Bitcoin will lose all anonymity in the European Union if governments accept proposals to make exchanges store user IDs and wallet addresses in a central database.
Crypto Becomes Fiat In Sheep’s Clothing
The concept, put forward by the European Commission allegedly as an anti-terrorism measure, means transactions and wallets will be directly linked to people’s identities.
The EU Commission delivered the idea despite Interpol previously highlighting that terrorists actually use cryptocurrencies very little to carry out criminal acts.
“Despite third party reporting suggesting the use of anonymous currencies like Bitcoin by terrorists to finance their activities, this has not been confirmed by law enforcement,” a report by the organization from October states, adding that “the financing of terrorist operations has not undergone any marked changes in the recent past.”

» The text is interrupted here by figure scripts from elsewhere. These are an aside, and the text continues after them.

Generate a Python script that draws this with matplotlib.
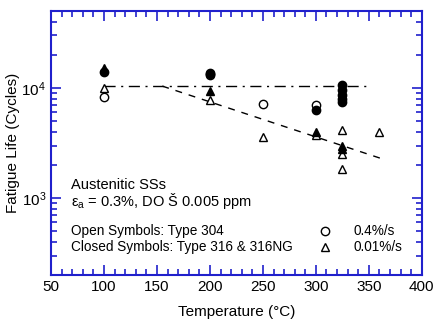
import numpy as np
import matplotlib
matplotlib.use('Agg')
import matplotlib.pyplot as plt
from matplotlib.ticker import LogLocator, MultipleLocator, NullFormatter

plt.rcParams['font.family'] = ['Liberation Sans', 'DejaVu Sans']
plt.rcParams['mathtext.fontset'] = 'custom'
plt.rcParams['mathtext.rm'] = 'Liberation Sans'
plt.rcParams['mathtext.it'] = 'Liberation Sans'

# open circles (Type 304, 0.4%/s)
oc_T = [100, 200, 250, 300]
oc_N = [8270, 13000, 7130, 7000]
# closed circles (Type 316 & 316NG, 0.4%/s)
cc_T = [100, 200, 200, 300, 325, 325, 325, 325, 325]
cc_N = [14000, 13700, 13400, 6370, 10700, 9650, 8680, 7980, 7440]
# open triangles (Type 304, 0.01%/s)
ot_T = [100, 200, 250, 300, 325, 325, 325, 360]
ot_N = [9900, 7700, 3550, 3760, 4150, 2500, 1820, 3950]
# closed triangles (Type 316 & 316NG, 0.01%/s)
ct_T = [100, 200, 300, 325, 325]
ct_N = [15200, 9400, 3950, 2940, 2780]

# trend lines
flat_T = [100, 350]
flat_N = [10430, 10430]
slope_T = [155, 365]
slope_N = [10400, 2230]

blue = '#2020cc'

fig = plt.figure(figsize=(4.34, 3.25), dpi=100)
ax = fig.add_axes([0.1175, 0.154, 0.8545, 0.812])

ax.plot(flat_T, flat_N, color='black', lw=1, linestyle=(0, (8, 4, 1.5, 4)))
ax.plot(slope_T, slope_N, color='black', lw=1, linestyle=(0, (5, 5)))

ms = 6
ax.plot(oc_T, oc_N, 'o', mfc='white', mec='black', ms=ms, mew=1, ls='none')
ax.plot(cc_T, cc_N, 'o', mfc='black', mec='black', ms=ms, mew=1, ls='none')
ax.plot(ot_T, ot_N, '^', mfc='white', mec='black', ms=ms, mew=1, ls='none')
ax.plot(ct_T, ct_N, '^', mfc='black', mec='black', ms=ms, mew=1, ls='none')

ax.set_yscale('log')
ax.set_xlim(50, 400)
ax.set_ylim(200, 50000)
ax.xaxis.set_major_locator(MultipleLocator(50))
ax.xaxis.set_minor_locator(MultipleLocator(10))
ax.yaxis.set_major_locator(LogLocator(base=10, numticks=10))
ax.yaxis.set_minor_locator(LogLocator(base=10, subs=np.arange(2, 10), numticks=20))
ax.yaxis.set_minor_formatter(NullFormatter())

for s in ax.spines.values():
    s.set_color(blue)
    s.set_linewidth(1.5)
ax.tick_params(which='both', direction='in', top=True, right=True, color=blue, labelsize=11)
ax.tick_params(which='major', length=7, width=1.2)
ax.tick_params(which='minor', length=4, width=1.2)

ax.set_xlabel('Temperature (°C)', fontsize=11, labelpad=8)
ax.set_ylabel('Fatigue Life (Cycles)', fontsize=11, labelpad=1)

fig.text(71 / 434, 1 - 189 / 325, 'Austenitic SSs', fontsize=10.5)
fig.text(71 / 434, 1 - 206 / 325, '$\\mathregular{ε_a}$ = 0.3%, DO Š 0.005 ppm', fontsize=10.5)
fig.text(71 / 434, 1 - 235 / 325, 'Open Symbols: Type 304', fontsize=9.8)
fig.text(71 / 434, 1 - 251 / 325, 'Closed Symbols: Type 316 & 316NG', fontsize=9.8)
fig.text(354 / 434, 1 - 235 / 325, '0.4%/s', fontsize=9.8)
fig.text(354 / 434, 1 - 251 / 325, '0.01%/s', fontsize=9.8)
fig.lines.append(plt.Line2D([325 / 434], [1 - 231 / 325], marker='o', mfc='white', mec='black',
                            ms=ms, mew=1, transform=fig.transFigure))
fig.lines.append(plt.Line2D([325 / 434], [1 - 247 / 325], marker='^', mfc='white', mec='black',
                            ms=ms, mew=1, transform=fig.transFigure))

fig.savefig('out.png', dpi=100)
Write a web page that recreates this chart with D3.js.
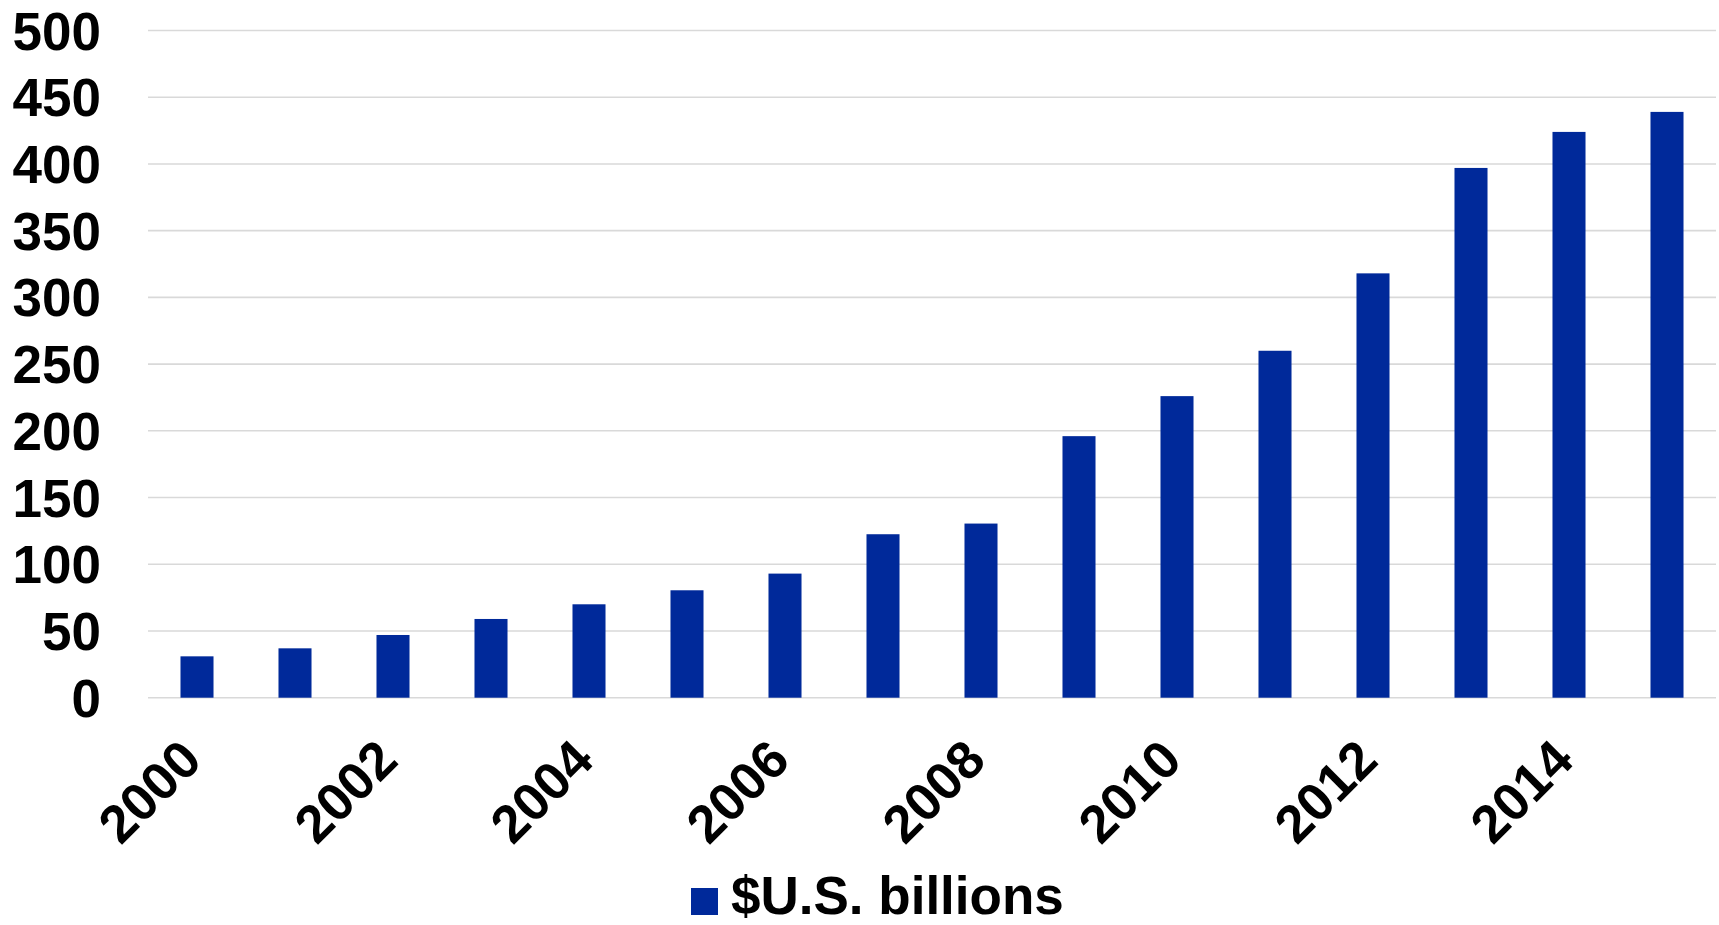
<!DOCTYPE html>
<html>
<head>
<meta charset="utf-8">
<script src="https://cdn.jsdelivr.net/npm/d3@7"></script>
<style>
  html, body { margin: 0; padding: 0; background: #ffffff; }
  svg { display: block; }
  text { font-family: "Liberation Sans", Arial, sans-serif; font-weight: bold; fill: #000; }
</style>
</head>
<body>
<svg id="chart" width="1719" height="925"></svg>
<script>
// Annual values, $U.S. billions
const years = ["2000","2001","2002","2003","2004","2005","2006","2007",
               "2008","2009","2010","2011","2012","2013","2014","2015"];
const values = [31, 37, 47, 59, 70, 80.5, 93, 122.5,
                130.5, 196, 226, 260, 318, 397, 424, 439];
const yTicks = [0, 50, 100, 150, 200, 250, 300, 350, 400, 450, 500];
const xTickLabels = ["2000","2002","2004","2006","2008","2010","2012","2014"];
const seriesName = "$U.S. billions";

const svg = d3.select("#chart");
const margin = { left: 148, right: 3, top: 30.5, bottom: 227.3 };
const W = 1719, H = 925;
const barColor = "#00299a";
const fontSize = 53;

const x = d3.scaleBand()
  .domain(years)
  .range([margin.left, W - margin.right])
  .paddingInner(0.663)
  .paddingOuter(0.663 / 2);

const y = d3.scaleLinear()
  .domain([0, 500])
  .range([H - margin.bottom, margin.top]);

// horizontal gridlines
svg.append("g")
  .selectAll("line")
  .data(yTicks)
  .join("line")
  .attr("x1", margin.left)
  .attr("x2", W - margin.right)
  .attr("y1", d => y(d))
  .attr("y2", d => y(d))
  .attr("stroke", "#d9d9d9")
  .attr("stroke-width", 1.6);

// y-axis labels
const yAxis = d3.axisLeft(y).tickValues(yTicks).tickSize(0).tickPadding(0);
const gy = svg.append("g")
  .attr("transform", `translate(101,0)`)
  .call(yAxis);
gy.select(".domain").remove();
gy.selectAll("text")
  .attr("font-size", fontSize)
  .attr("font-family", "Liberation Sans, Arial, sans-serif")
  .attr("font-weight", "bold")
  .attr("fill", "#000")
  .attr("dy", "0.35em");

// bars
svg.append("g")
  .selectAll("rect")
  .data(years.map((yr, i) => ({ yr, v: values[i] })))
  .join("rect")
  .attr("x", d => x(d.yr))
  .attr("width", x.bandwidth())
  .attr("y", d => y(d.v))
  .attr("height", d => y(0) - y(d.v))
  .attr("fill", barColor);

// x-axis labels, rotated
const xAxis = d3.axisBottom(x).tickValues(xTickLabels).tickSize(0).tickPadding(0);
const gx = svg.append("g")
  .attr("transform", `translate(0,${y(0)})`)
  .call(xAxis);
gx.select(".domain").remove();
gx.selectAll("text")
  .attr("font-size", fontSize)
  .attr("font-family", "Liberation Sans, Arial, sans-serif")
  .attr("font-weight", "bold")
  .attr("fill", "#000")
  .attr("text-anchor", "end")
  .attr("dy", null)
  .attr("y", 0)
  .attr("transform", "translate(7,65) rotate(-45)");

// legend
const legend = svg.append("g");
legend.append("rect")
  .attr("x", 691)
  .attr("y", 888)
  .attr("width", 27)
  .attr("height", 27)
  .attr("fill", barColor);
legend.append("text")
  .attr("x", 731)
  .attr("y", 914)
  .attr("font-size", fontSize)
  .text(seriesName);
</script>
</body>
</html>
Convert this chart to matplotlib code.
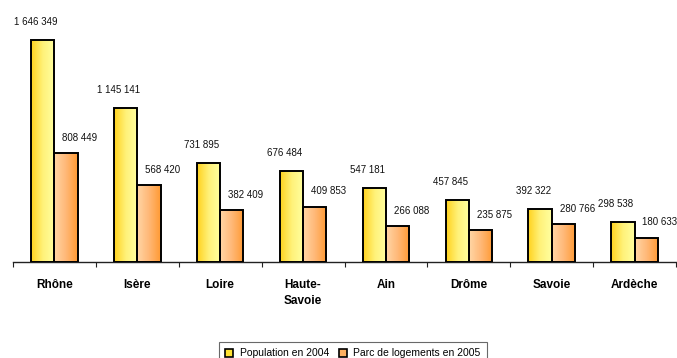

EU Commission Plays Wack-A-Mole
It added that the true methods of terrorist financing within the EU are in fact “unknown,” leading to suspicions that the move against cryptocurrencies is not based on fact.
The report continues,
The travel of foreign fighters to the conflict zones is likely to be funded by the travelers themselves with both legal means and criminal activities, such as frauds. This also has not changed recently.
However, if heads of state adopt the EU Commission proposals, they will transform what it means to transact in Bitcoin and crypto, with unforeseen yet likely highly detrimental consequences.
“There is a chance that many users will abandon Bitcoin due to the new anti-money laundering policy, which could cause the currency’s price to drop,” Deepdotweb writes commenting on the news.
Prepaid Cards Strangled
The publication also notes that prepaid cards are also under renewed scrutiny for the same reasons. The Commission suggests enforcing a minimum €150 upfront payment in order to secure a prepaid card, along with limiting daily usage to €250.
The EU originally announced the plans in December. They included increased scrutiny on prepaid cards along with shipments of gold to member states. Authorities should also be given the power to seize and confiscate money and other items “where there are suspicions of criminal activity,” Reuters quotes the EU Commission as saying at the time.
However, the true extent of the legislation’s effect on cryptocurrency is only now beginning to come to light.
The EU had first noted its intention to introduce increased regulations on Bitcoin following the Paris terror attacks in 2015.